In 1966, Swift Transportation started moving imported steel through the ports of Los Angeles to Arizona and bringing back Arizona cotton for export through Southern California. Over the years, the company grew by adding customers and acquiring other firms. Now, Swift has more than 40 full-service terminals in the US and Mexico, and offers border-crossing service at all the major Mexican border crossings. Swift is the second-largest trucking company in the US and the largest publicly owned trucking company. According to ReferenceforBusiness.com, Swift drivers average 509 miles per run, and the company focuses on short-and medium range hauls. Some of Swift’s well-known clients include Wal-Mart, Target, Sears and Volvo.
Driver turnover is extremely high throughout the industry.

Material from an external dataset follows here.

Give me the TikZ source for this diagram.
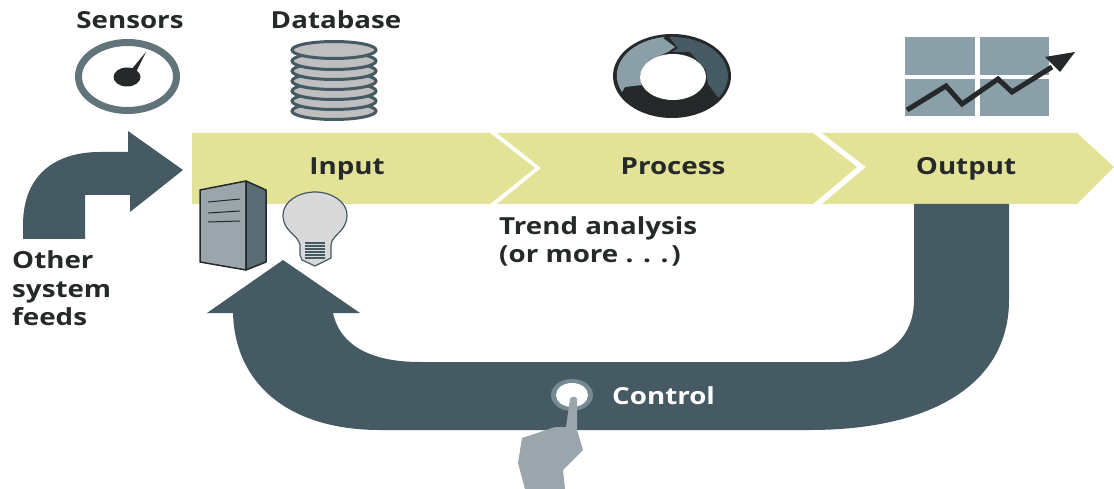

One way Swift has tried to address the issue is by investing in modern equipment and comfortable trucks. In the late 1980s, Swift began its own driver training school. Reaching out to new drivers gave the company several ways to extend driver tenure. As opposed to seasoned drivers, newbies just starting out weren’t as frustrated by the 57 mile-per-hour governors on Swift’s trucks. Keeping the speed low helps with both safety and fuel economy, but it can frustrate drivers who are accustomed to making better time. Also, attending Swift’s driving school requires new drivers to commit to the company for 26 months, which can seem like an eternity in the come-and-go world of driving.
According to the Swift website, the company has CDL training programs in Arizona, Idaho, Tennessee and Texas. The Arizona, Idaho and Texas locations offer a PTDI-certified course. Students pay the cost of tuition, $3,900, and Swift pays it back over the course of the next two years and two months, as long as you continue working for the company.
Swift’s fleet includes dry van, flatbed, reefer and heavy haul opportunities. The most coveted jobs at Swift are dedicated drivers – meaning you consistently run the same routes for the same customer. This option provides drivers with a regular schedule and more predictable home time. Another preferred job is working as a mentor – someone who partners with and trains new CDL graduates until they are cleared to drive solo.
According to the company’s website, Swift’s fleet includes 500 flatbed tractors and 1,400 trailers. Flatbed drivers must have the physical strength to properly secure and tarp loads.
In addition to company drivers, Swift works with owner-operators as well. The company offers a leasing program, usually turning over its used tractors to interested drivers. The drivers earn $0.92 or $0.94 cpm loaded, or 68% of the revenue on a covered wagon. Swift’s owner-operators also have the opportunity to buy in to the company’s healthcare, vision and dental insurance plans, but they do have to cover the cost of their tractor maintenance, operating insurance, and a Qualcomm account.